GIVEN PROBLEM
Go through the material below and copy each line where the word "page" appears.

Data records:
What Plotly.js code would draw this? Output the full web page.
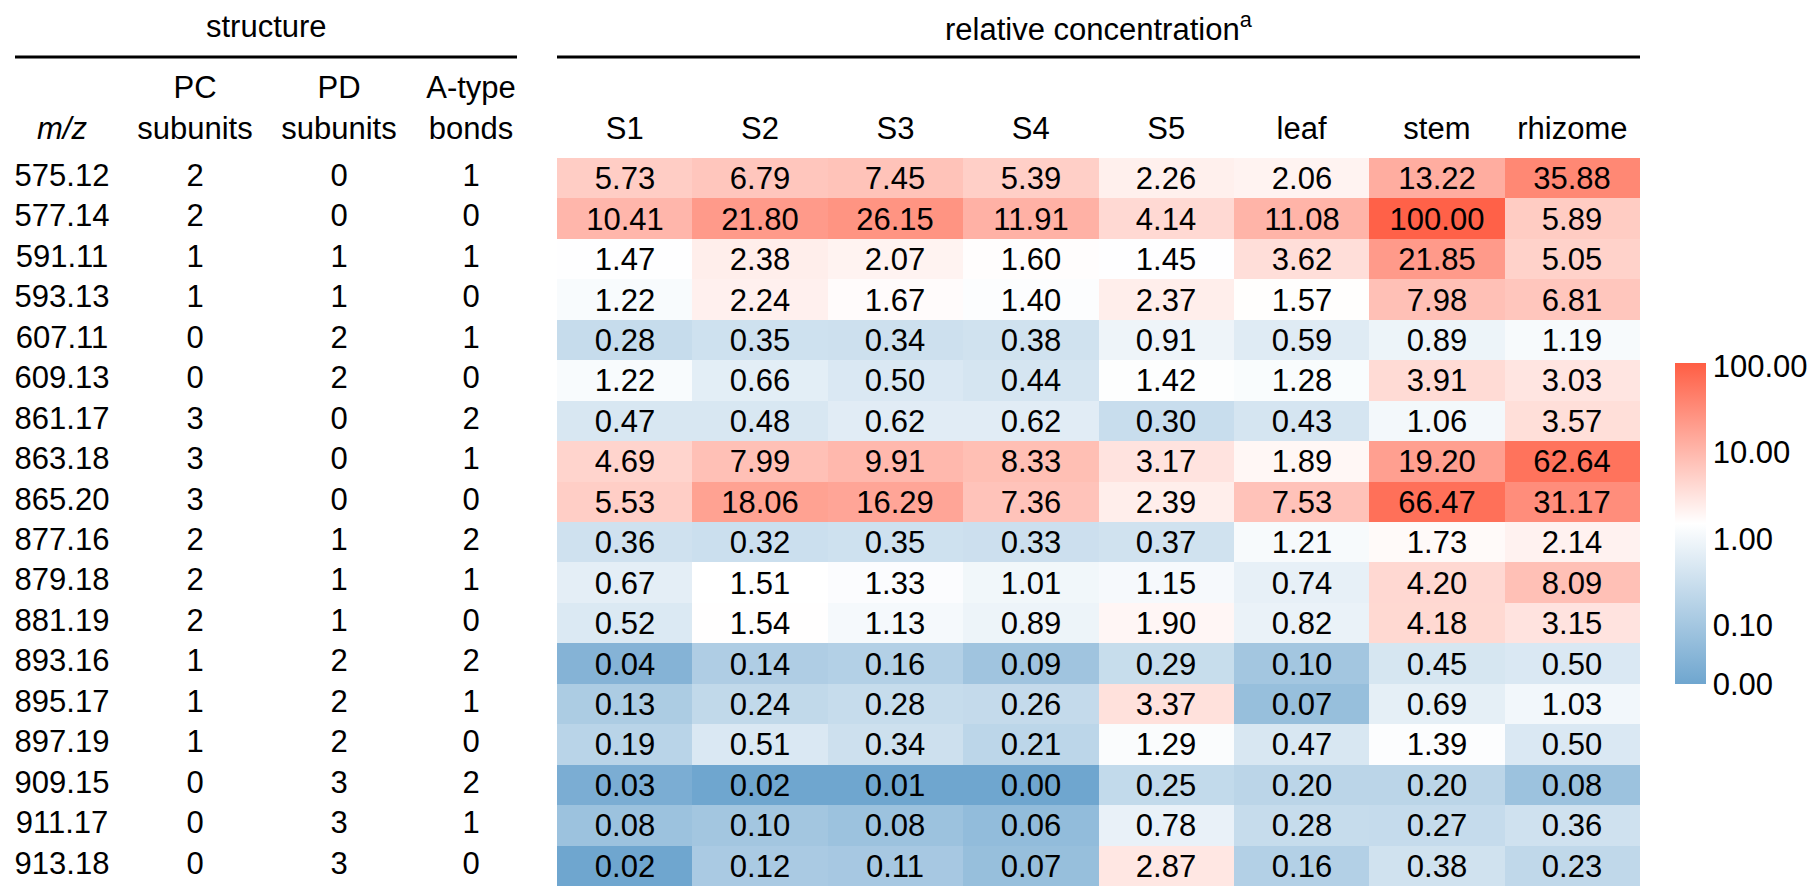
<!DOCTYPE html>
<html>
<head>
<meta charset="utf-8">
<script src="https://cdn.plot.ly/plotly-3.0.1.min.js"></script>
<style>
  html, body { margin: 0; padding: 0; background: #ffffff; }
  #chart { width: 1816px; height: 886px; }
</style>
</head>
<body>
<div id="chart"></div>
<script>
// Oligomer structures
const mz = ['575.12','577.14','591.11','593.13','607.11','609.13','861.17','863.18','865.20',
            '877.16','879.18','881.19','893.16','895.17','897.19','909.15','911.17','913.18'];
const pcSubunits = [2,2,1,1,0,0,3,3,3,2,2,2,1,1,1,0,0,0];
const pdSubunits = [0,0,1,1,2,2,0,0,0,1,1,1,2,2,2,3,3,3];
const aTypeBonds = [1,0,1,0,1,0,2,1,0,2,1,0,2,1,0,2,1,0];

// Relative concentration per sample
const samples = ['S1','S2','S3','S4','S5','leaf','stem','rhizome'];
const s1      = [5.73,10.41,1.47,1.22,0.28,1.22,0.47,4.69,5.53,0.36,0.67,0.52,0.04,0.13,0.19,0.03,0.08,0.02];
const s2      = [6.79,21.80,2.38,2.24,0.35,0.66,0.48,7.99,18.06,0.32,1.51,1.54,0.14,0.24,0.51,0.02,0.10,0.12];
const s3      = [7.45,26.15,2.07,1.67,0.34,0.50,0.62,9.91,16.29,0.35,1.33,1.13,0.16,0.28,0.34,0.01,0.08,0.11];
const s4      = [5.39,11.91,1.60,1.40,0.38,0.44,0.62,8.33,7.36,0.33,1.01,0.89,0.09,0.26,0.21,0.00,0.06,0.07];
const s5      = [2.26,4.14,1.45,2.37,0.91,1.42,0.30,3.17,2.39,0.37,1.15,1.90,0.29,3.37,1.29,0.25,0.78,2.87];
const leaf    = [2.06,11.08,3.62,1.57,0.59,1.28,0.43,1.89,7.53,1.21,0.74,0.82,0.10,0.07,0.47,0.20,0.28,0.16];
const stem    = [13.22,100.00,21.85,7.98,0.89,3.91,1.06,19.20,66.47,1.73,4.20,4.18,0.45,0.69,1.39,0.20,0.27,0.38];
const rhizome = [35.88,5.89,5.05,6.81,1.19,3.03,3.57,62.64,31.17,2.14,8.09,3.15,0.50,1.03,0.50,0.08,0.36,0.23];

// Colour bar ticks
const cbTickValues = [100, 10, 1, 0.1];
const cbTickLabels = ['100.00','10.00','1.00','0.10','0.00'];

// ---- geometry & style ----
const W = 1816, H = 886;
const FONT = 'Liberation Sans, Arial, Helvetica, sans-serif';
const FS = 31;
const heatLeft = 557, heatRight = 1640, heatTop = 158;
const leftTableWidth = 557;
const leftColX = [62, 195, 339, 471];
const Z_MIN = -1.676, Z_MAX = 2.035;   // log10 range of the colour scale

const series = [s1, s2, s3, s4, s5, leaf, stem, rhizome];
const floorVal = Math.pow(10, Z_MIN);

// z[row][col] in log10 units, text shows the plain value
const z = mz.map((_, r) => series.map(col => Math.log10(Math.max(col[r], floorVal))));
const txt = mz.map((_, r) => series.map(col => col[r].toFixed(2)));

const heat = {
  type: 'heatmap',
  x: samples,
  y: mz,
  z: z,
  text: txt,
  texttemplate: '%{text}',
  textfont: { family: FONT, size: FS, color: '#000000' },
  zmin: Z_MIN,
  zmax: Z_MAX,
  colorscale: [[0, '#6fa6cf'], [0.5, '#ffffff'], [1, '#ff5e44']],
  xgap: 0, ygap: 0,
  hoverinfo: 'skip',
  colorbar: {
    thickness: 31, thicknessmode: 'pixels',
    len: 321, lenmode: 'pixels',
    x: 1675 / W, xanchor: 'left', xpad: 0,
    y: 1 - 523.5 / H, yanchor: 'middle', ypad: 0,
    outlinewidth: 0,
    ticks: '',
    tickmode: 'array',
    tickvals: cbTickValues.map(v => Math.log10(v)).concat([Z_MIN]),
    ticktext: cbTickLabels,
    tickfont: { family: FONT, size: FS, color: '#000000' }
  }
};

// left-hand structure table, one text trace per column
const tableCols = [mz, pcSubunits, pdSubunits, aTypeBonds];
const tableTraces = tableCols.map((col, i) => ({
  type: 'scatter',
  mode: 'text',
  xaxis: 'x2',
  yaxis: 'y',
  x: mz.map(() => leftColX[i]),
  y: mz,
  text: col.map(String),
  textposition: 'middle center',
  textfont: { family: FONT, size: FS, color: '#000000' },
  hoverinfo: 'skip',
  showlegend: false
}));

const yTop = 1 - heatTop / H;
const lineY = 1 - 57 / H;

const layout = {
  width: W, height: H,
  margin: { l: 0, r: 0, t: 0, b: 0, pad: 0, autoexpand: false },
  paper_bgcolor: '#ffffff',
  plot_bgcolor: '#ffffff',
  font: { family: FONT, size: FS, color: '#000000' },
  showlegend: false,
  xaxis: {
    domain: [heatLeft / W, heatRight / W],
    anchor: 'y',
    side: 'top',
    type: 'category',
    range: [-0.5, samples.length - 0.5],
    automargin: false,
    showgrid: false, zeroline: false, showline: false,
    ticks: '',
    ticklabelstandoff: 12,
    tickfont: { family: FONT, size: FS, color: '#000000' },
    fixedrange: true
  },
  xaxis2: {
    domain: [0, leftTableWidth / W],
    anchor: 'y',
    side: 'top',
    range: [0, leftTableWidth],
    automargin: false,
    showgrid: false, zeroline: false, showline: false,
    ticks: '',
    tickmode: 'array',
    tickvals: leftColX,
    ticktext: ['<i>m/z</i>', 'PC<br>subunits', 'PD<br>subunits', 'A-type<br>bonds'],
    ticklabelstandoff: 12,
    tickfont: { family: FONT, size: FS, color: '#000000' },
    fixedrange: true
  },
  yaxis: {
    domain: [0, yTop],
    type: 'category',
    range: [mz.length - 0.5, -0.5],
    automargin: false,
    showticklabels: false,
    showgrid: false, zeroline: false, showline: false,
    ticks: '',
    fixedrange: true
  },
  shapes: [
    { type: 'line', xref: 'paper', yref: 'paper', x0: 15 / W, x1: 517 / W, y0: lineY, y1: lineY,
      line: { color: '#000000', width: 3 } },
    { type: 'line', xref: 'paper', yref: 'paper', x0: heatLeft / W, x1: heatRight / W, y0: lineY, y1: lineY,
      line: { color: '#000000', width: 3 } }
  ],
  annotations: [
    { xref: 'paper', yref: 'paper', x: 266 / W, y: 1 - 27 / H, xanchor: 'center', yanchor: 'middle',
      text: 'structure', showarrow: false, font: { family: FONT, size: FS, color: '#000000' } },
    { xref: 'paper', yref: 'paper', x: (heatLeft + heatRight) / 2 / W, y: 1 - 27 / H, xanchor: 'center', yanchor: 'middle',
      text: 'relative concentration<sup>a</sup>', showarrow: false, font: { family: FONT, size: FS, color: '#000000' } }
  ]
};

Plotly.newPlot('chart', [heat].concat(tableTraces), layout, { displayModeBar: false, staticPlot: true });
</script>
</body>
</html>
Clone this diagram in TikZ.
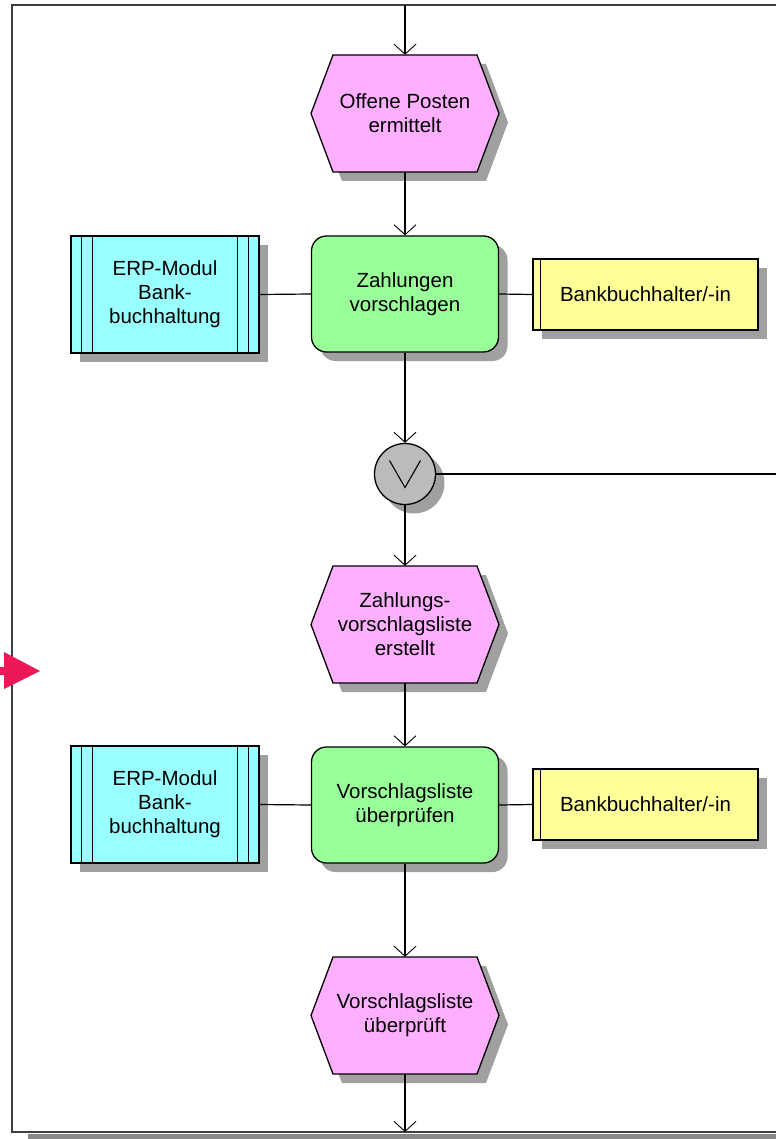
\documentclass[tikz,border=0pt]{standalone}
\usepackage{fontspec}
\setmainfont{Liberation Sans}
\usetikzlibrary{arrows.meta,shadows}

\definecolor{evpink}{RGB}{255,175,255}
\definecolor{fngreen}{RGB}{153,255,153}
\definecolor{syscyan}{RGB}{153,255,255}
\definecolor{roleyellow}{RGB}{255,255,153}
\definecolor{xorgray}{RGB}{187,187,187}
\definecolor{shadowgray}{RGB}{160,160,160}
\definecolor{framegray}{RGB}{60,64,64}
\definecolor{framesh}{RGB}{136,136,136}
\definecolor{ifred}{RGB}{236,24,88}

\tikzset{
  lbl/.style={align=center,font=\fontsize{20.5}{24}\selectfont,text=black},
  shd/.style={drop shadow={shadow xshift=9pt,shadow yshift=-9pt,fill=shadowgray,opacity=1}},
  evbox/.style={lbl,rectangle,inner sep=0pt,minimum width=188pt,minimum height=117pt},
  evshape/.style={fill=evpink,draw=black,line width=1.3pt,line join=miter},
  fnbox/.style={lbl,shd,rectangle,rounded corners=15pt,draw=black,line width=1.3pt,fill=fngreen,
    inner sep=0pt,minimum width=187pt,minimum height=116pt},
  sysbox/.style={lbl,shd,rectangle,draw=black,line width=1.3pt,fill=syscyan,
    inner sep=0pt,minimum width=188pt,minimum height=117pt},
  rolebox/.style={lbl,shd,rectangle,draw=black,line width=1.3pt,fill=roleyellow,
    inner sep=0pt,minimum width=225pt,minimum height=71pt},
  xorbox/.style={shd,circle,draw=black,line width=1.3pt,fill=xorgray,inner sep=0pt,minimum size=61pt},
  conn/.style={draw=black,line width=1.2pt},
  flow/.style={conn,-{Straight Barb[length=10pt,width=22pt,line width=0.9pt]}},
  inner/.style={draw=black,line width=1.3pt}
}

% event: hexagon with shadow, then a named text node on top
\newcommand\epcevent[3]{%
  \path (#2) coordinate (evc);
  \fill[shadowgray] ([shift={(9,9)}]evc) ++(-94,0) -- ++(22,-58.5) -- ++(144,0) -- ++(22,58.5)
      -- ++(-22,58.5) -- ++(-144,0) -- cycle;
  \path[evshape] (evc) ++(-94,0) -- ++(22,-58.5) -- ++(144,0) -- ++(22,58.5)
      -- ++(-22,58.5) -- ++(-144,0) -- cycle;
  \node[evbox] (#1) at (evc) {#3};
}
% application system: box with two double bars
\newcommand\sysnode[3]{%
  \node[sysbox] (#1) at (#2) {#3};
  \foreach \d in {11,22} {
    \draw[inner] ([xshift=\d pt]#1.north west) -- ([xshift=\d pt]#1.south west);
    \draw[inner] ([xshift=-\d pt]#1.north east) -- ([xshift=-\d pt]#1.south east);
  }
}
% organisational role: box with one bar on the left
\newcommand\rolenode[3]{%
  \node[rolebox] (#1) at (#2) {#3};
  \draw[inner] ([xshift=8pt]#1.north west) -- ([xshift=8pt]#1.south west);
}

\begin{document}
\begin{tikzpicture}[x=1pt,y=-1pt]
\useasboundingbox (0,0) rectangle (776,1139);

% page frame with its shadow
\fill[framesh] (28,1133.5) rectangle (776,1139);
\draw[framegray,line width=2pt] (776,5) -- (12,5) -- (12,1132) -- (776,1132);

% process interface marker
\fill[ifred] (0,667) -- (4,667) -- (4,652) -- (40,671) -- (4,689) -- (4,675) -- (0,675) -- cycle;

% free ends of the connectors leaving the page
\coordinate (topin) at (405,5);
\coordinate (botout) at (405,1132);
\coordinate (xorout) at (776,474);

% nodes
\epcevent{ev1}{405,113.5}{Offene Posten\\ermittelt}
\node[fnbox] (fn1) at (405,294) {Zahlungen\\vorschlagen};
\sysnode{erp1}{165,294.5}{ERP-Modul\\Bank-\\buchhaltung}
\rolenode{role1}{645.5,294.5}{Bankbuchhalter/-in}

\node[xorbox] (xor) at (405,474) {};
\draw[line width=1.1pt,line join=miter] ([shift={(-15.5,-13.5)}]xor.center) -- ([shift={(0,13.5)}]xor.center)
  -- ([shift={(15.5,-13.5)}]xor.center);

\epcevent{ev2}{405,624.5}{Zahlungs-\\vorschlagsliste\\erstellt}
\node[fnbox] (fn2) at (405,805) {Vorschlagsliste\\überprüfen};
\sysnode{erp2}{165,804.5}{ERP-Modul\\Bank-\\buchhaltung}
\rolenode{role2}{645.5,804.5}{Bankbuchhalter/-in}

\epcevent{ev3}{405,1015.5}{Vorschlagsliste\\überprüft}

% connectors
\draw[flow] (topin) -- (ev1.north);
\draw[flow] (ev1.south) -- (fn1.north);
\draw[conn] (erp1.east) -- (fn1.west);
\draw[conn] (fn1.east) -- (role1.west);
\draw[flow] (fn1.south) -- (xor.north);
\draw[conn] (xor.east) -- (xorout);
\draw[flow] (xor.south) -- (ev2.north);
\draw[flow] (ev2.south) -- (fn2.north);
\draw[conn] (erp2.east) -- (fn2.west);
\draw[conn] (fn2.east) -- (role2.west);
\draw[flow] (fn2.south) -- (ev3.north);
\draw[flow] (ev3.south) -- (botout);
\end{tikzpicture}
\end{document}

TASK RESPONSE
What Plotly.js code would draw this? Output the full web page.
% page frame with its shadow
% free ends of the connectors leaving the page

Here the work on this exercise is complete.